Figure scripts
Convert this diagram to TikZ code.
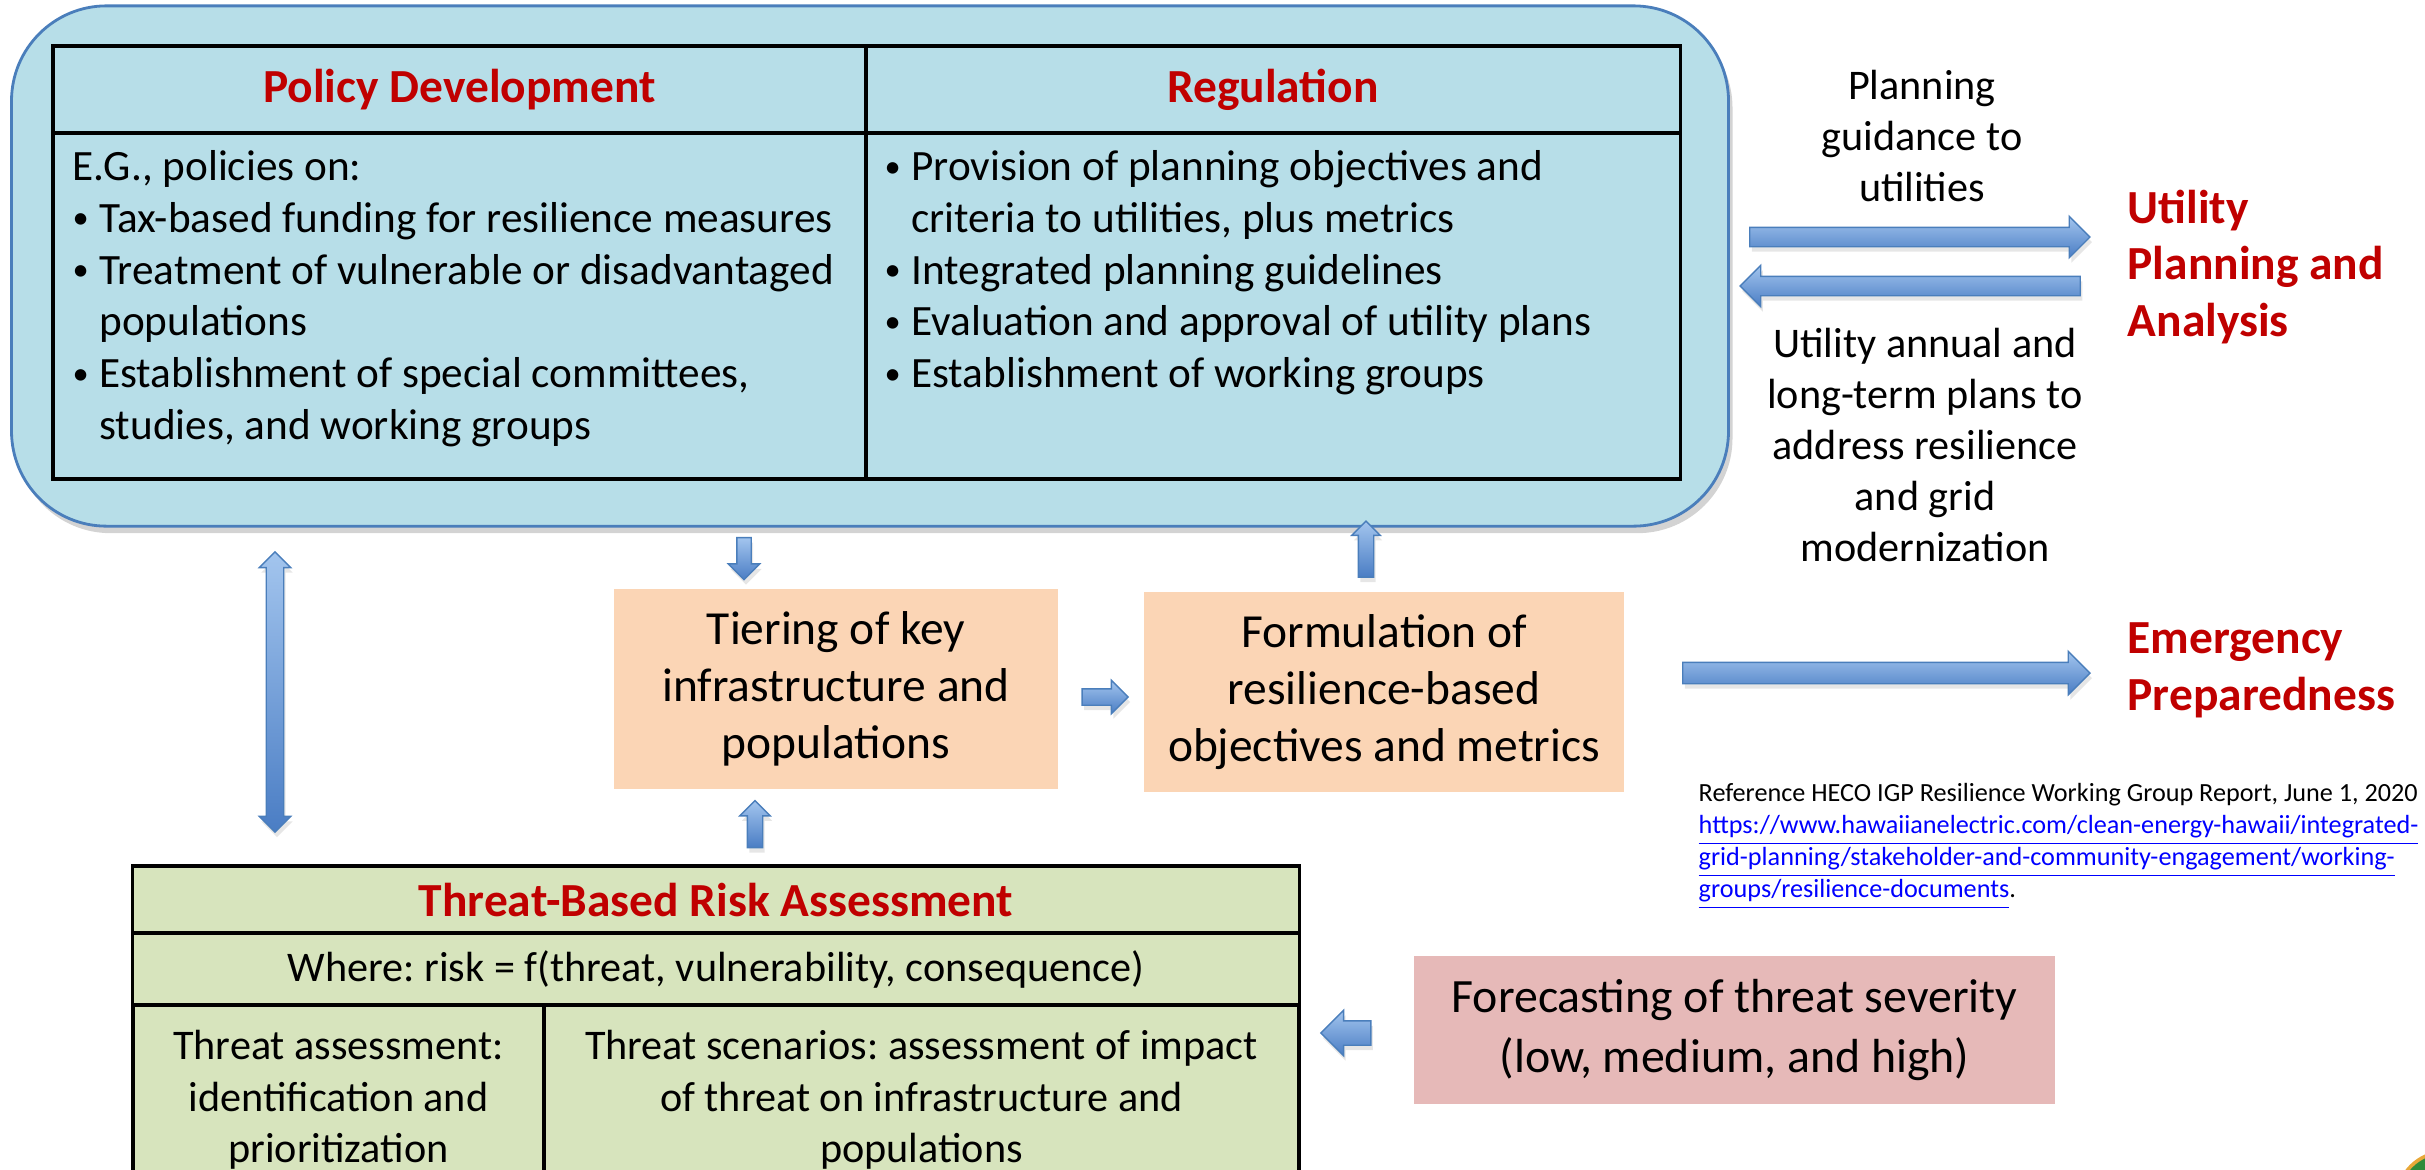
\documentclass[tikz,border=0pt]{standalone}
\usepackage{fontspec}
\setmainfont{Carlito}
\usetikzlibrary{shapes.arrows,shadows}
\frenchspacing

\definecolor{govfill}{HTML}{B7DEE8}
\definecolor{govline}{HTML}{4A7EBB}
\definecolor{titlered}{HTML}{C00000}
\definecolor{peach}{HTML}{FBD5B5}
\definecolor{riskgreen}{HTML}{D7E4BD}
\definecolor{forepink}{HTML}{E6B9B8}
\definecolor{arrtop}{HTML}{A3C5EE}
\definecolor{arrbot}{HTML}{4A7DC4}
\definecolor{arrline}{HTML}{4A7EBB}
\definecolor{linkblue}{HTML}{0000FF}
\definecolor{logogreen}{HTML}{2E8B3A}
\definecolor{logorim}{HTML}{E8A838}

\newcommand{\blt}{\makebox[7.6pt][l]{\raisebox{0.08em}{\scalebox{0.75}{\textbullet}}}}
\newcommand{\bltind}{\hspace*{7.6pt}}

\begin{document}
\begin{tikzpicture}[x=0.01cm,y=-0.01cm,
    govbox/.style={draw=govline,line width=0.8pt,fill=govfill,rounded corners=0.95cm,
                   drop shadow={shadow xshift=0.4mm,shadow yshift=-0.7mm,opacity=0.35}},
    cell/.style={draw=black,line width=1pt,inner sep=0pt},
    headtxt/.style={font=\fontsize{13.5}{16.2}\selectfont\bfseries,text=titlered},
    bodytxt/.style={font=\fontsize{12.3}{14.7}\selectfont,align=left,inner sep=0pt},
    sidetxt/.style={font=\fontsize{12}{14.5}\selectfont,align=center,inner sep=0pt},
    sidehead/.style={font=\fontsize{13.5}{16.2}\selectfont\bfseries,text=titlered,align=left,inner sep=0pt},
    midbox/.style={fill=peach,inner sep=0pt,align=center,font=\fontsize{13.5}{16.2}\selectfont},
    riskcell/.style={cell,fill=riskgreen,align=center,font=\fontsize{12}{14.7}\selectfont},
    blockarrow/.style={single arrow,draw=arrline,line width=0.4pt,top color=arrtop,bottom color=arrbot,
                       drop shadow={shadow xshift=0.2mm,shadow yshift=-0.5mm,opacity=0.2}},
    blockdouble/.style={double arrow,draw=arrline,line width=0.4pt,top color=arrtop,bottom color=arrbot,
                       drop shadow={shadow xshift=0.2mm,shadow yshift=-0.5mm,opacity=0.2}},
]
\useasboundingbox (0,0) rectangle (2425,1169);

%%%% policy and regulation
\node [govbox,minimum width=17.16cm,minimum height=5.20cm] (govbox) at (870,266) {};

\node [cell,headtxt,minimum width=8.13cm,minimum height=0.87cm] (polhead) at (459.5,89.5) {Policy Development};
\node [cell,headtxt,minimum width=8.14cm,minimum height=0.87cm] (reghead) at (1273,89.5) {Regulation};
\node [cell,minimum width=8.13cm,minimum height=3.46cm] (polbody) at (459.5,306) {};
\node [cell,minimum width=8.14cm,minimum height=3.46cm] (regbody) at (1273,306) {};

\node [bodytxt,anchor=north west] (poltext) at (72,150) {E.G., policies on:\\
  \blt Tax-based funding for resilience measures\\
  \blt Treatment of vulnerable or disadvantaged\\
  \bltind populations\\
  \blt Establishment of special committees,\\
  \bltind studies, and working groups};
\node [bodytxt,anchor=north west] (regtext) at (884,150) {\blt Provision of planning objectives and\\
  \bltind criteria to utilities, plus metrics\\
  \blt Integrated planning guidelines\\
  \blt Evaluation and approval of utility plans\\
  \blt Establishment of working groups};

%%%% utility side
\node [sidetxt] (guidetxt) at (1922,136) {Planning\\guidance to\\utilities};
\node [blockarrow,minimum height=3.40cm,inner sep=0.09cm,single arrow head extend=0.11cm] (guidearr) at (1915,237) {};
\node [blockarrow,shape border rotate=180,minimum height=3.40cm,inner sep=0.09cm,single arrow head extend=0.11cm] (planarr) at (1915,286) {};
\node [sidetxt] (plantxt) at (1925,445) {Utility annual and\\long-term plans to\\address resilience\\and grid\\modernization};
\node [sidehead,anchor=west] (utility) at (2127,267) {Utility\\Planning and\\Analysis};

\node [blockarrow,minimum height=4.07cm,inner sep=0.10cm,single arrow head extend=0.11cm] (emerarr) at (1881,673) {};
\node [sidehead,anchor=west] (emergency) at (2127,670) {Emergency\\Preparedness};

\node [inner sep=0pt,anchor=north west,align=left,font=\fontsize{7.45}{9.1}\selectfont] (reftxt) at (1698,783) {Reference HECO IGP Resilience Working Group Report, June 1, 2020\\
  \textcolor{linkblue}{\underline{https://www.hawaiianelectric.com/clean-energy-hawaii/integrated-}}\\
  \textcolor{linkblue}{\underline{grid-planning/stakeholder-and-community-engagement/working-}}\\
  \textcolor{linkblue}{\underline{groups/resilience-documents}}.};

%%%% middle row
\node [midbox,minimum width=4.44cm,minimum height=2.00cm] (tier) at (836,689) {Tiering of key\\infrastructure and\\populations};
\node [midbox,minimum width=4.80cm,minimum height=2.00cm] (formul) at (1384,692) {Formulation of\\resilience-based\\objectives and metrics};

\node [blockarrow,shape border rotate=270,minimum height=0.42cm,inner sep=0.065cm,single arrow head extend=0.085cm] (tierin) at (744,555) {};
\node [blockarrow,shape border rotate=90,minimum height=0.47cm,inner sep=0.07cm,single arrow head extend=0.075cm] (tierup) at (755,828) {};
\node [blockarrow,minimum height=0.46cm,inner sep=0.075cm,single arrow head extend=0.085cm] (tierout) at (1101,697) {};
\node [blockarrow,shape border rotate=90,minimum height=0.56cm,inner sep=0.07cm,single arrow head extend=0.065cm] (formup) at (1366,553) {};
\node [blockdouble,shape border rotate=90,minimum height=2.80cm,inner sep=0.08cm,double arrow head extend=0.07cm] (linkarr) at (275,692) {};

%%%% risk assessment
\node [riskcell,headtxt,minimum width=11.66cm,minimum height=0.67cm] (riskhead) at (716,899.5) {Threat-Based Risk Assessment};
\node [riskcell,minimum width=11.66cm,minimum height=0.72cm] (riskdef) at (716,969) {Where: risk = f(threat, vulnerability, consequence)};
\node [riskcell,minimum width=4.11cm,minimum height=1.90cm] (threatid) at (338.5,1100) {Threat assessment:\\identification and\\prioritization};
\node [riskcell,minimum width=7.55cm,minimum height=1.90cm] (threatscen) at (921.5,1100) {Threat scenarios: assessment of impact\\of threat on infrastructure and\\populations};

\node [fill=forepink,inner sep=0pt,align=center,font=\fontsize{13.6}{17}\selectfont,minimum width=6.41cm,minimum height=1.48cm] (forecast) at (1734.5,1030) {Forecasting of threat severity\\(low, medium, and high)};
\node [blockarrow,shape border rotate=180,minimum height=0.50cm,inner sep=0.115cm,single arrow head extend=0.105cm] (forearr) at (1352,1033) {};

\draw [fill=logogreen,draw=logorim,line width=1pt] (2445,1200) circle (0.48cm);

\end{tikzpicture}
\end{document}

...

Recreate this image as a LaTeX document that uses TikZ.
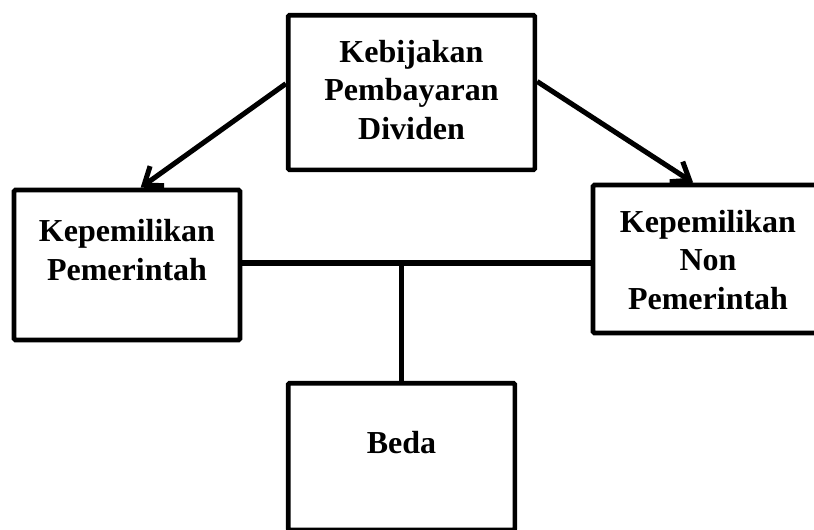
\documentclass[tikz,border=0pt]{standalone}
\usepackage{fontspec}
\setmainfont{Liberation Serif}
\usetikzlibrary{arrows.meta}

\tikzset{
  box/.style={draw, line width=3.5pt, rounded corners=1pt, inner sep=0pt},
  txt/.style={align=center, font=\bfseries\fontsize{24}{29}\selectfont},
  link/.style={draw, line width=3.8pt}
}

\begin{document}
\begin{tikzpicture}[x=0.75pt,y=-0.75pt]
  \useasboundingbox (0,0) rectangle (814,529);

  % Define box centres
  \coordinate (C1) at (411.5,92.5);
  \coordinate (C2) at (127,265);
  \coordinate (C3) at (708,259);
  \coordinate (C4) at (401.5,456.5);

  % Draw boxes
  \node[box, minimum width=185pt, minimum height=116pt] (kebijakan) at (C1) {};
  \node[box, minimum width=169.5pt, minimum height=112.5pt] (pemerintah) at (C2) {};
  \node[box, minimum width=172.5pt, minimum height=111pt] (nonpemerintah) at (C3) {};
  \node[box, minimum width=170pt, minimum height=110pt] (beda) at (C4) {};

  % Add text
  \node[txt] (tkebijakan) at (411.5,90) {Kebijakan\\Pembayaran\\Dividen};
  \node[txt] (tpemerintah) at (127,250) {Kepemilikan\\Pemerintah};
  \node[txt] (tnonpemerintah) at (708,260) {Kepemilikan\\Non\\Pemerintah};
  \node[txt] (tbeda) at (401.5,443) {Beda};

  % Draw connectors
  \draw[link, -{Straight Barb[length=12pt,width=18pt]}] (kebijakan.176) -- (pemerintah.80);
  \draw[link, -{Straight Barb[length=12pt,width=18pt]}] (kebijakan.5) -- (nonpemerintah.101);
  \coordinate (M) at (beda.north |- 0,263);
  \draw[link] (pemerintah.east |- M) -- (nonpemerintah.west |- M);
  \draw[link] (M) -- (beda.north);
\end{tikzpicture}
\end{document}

TASK INSTRUCTIONS :: Print the line above containing "Recreate this image", the line containing "(tbeda) at (401.5,443)", and everything between them, exactly as written. Pictures stay out.

OUTPUT BELOW ::
Recreate this image as a LaTeX document that uses TikZ.
\documentclass[tikz,border=0pt]{standalone}
\usepackage{fontspec}
\setmainfont{Liberation Serif}
\usetikzlibrary{arrows.meta}

\tikzset{
  box/.style={draw, line width=3.5pt, rounded corners=1pt, inner sep=0pt},
  txt/.style={align=center, font=\bfseries\fontsize{24}{29}\selectfont},
  link/.style={draw, line width=3.8pt}
}

\begin{document}
\begin{tikzpicture}[x=0.75pt,y=-0.75pt]
  \useasboundingbox (0,0) rectangle (814,529);

  % Define box centres
  \coordinate (C1) at (411.5,92.5);
  \coordinate (C2) at (127,265);
  \coordinate (C3) at (708,259);
  \coordinate (C4) at (401.5,456.5);

  % Draw boxes
  \node[box, minimum width=185pt, minimum height=116pt] (kebijakan) at (C1) {};
  \node[box, minimum width=169.5pt, minimum height=112.5pt] (pemerintah) at (C2) {};
  \node[box, minimum width=172.5pt, minimum height=111pt] (nonpemerintah) at (C3) {};
  \node[box, minimum width=170pt, minimum height=110pt] (beda) at (C4) {};

  % Add text
  \node[txt] (tkebijakan) at (411.5,90) {Kebijakan\\Pembayaran\\Dividen};
  \node[txt] (tpemerintah) at (127,250) {Kepemilikan\\Pemerintah};
  \node[txt] (tnonpemerintah) at (708,260) {Kepemilikan\\Non\\Pemerintah};
  \node[txt] (tbeda) at (401.5,443) {Beda};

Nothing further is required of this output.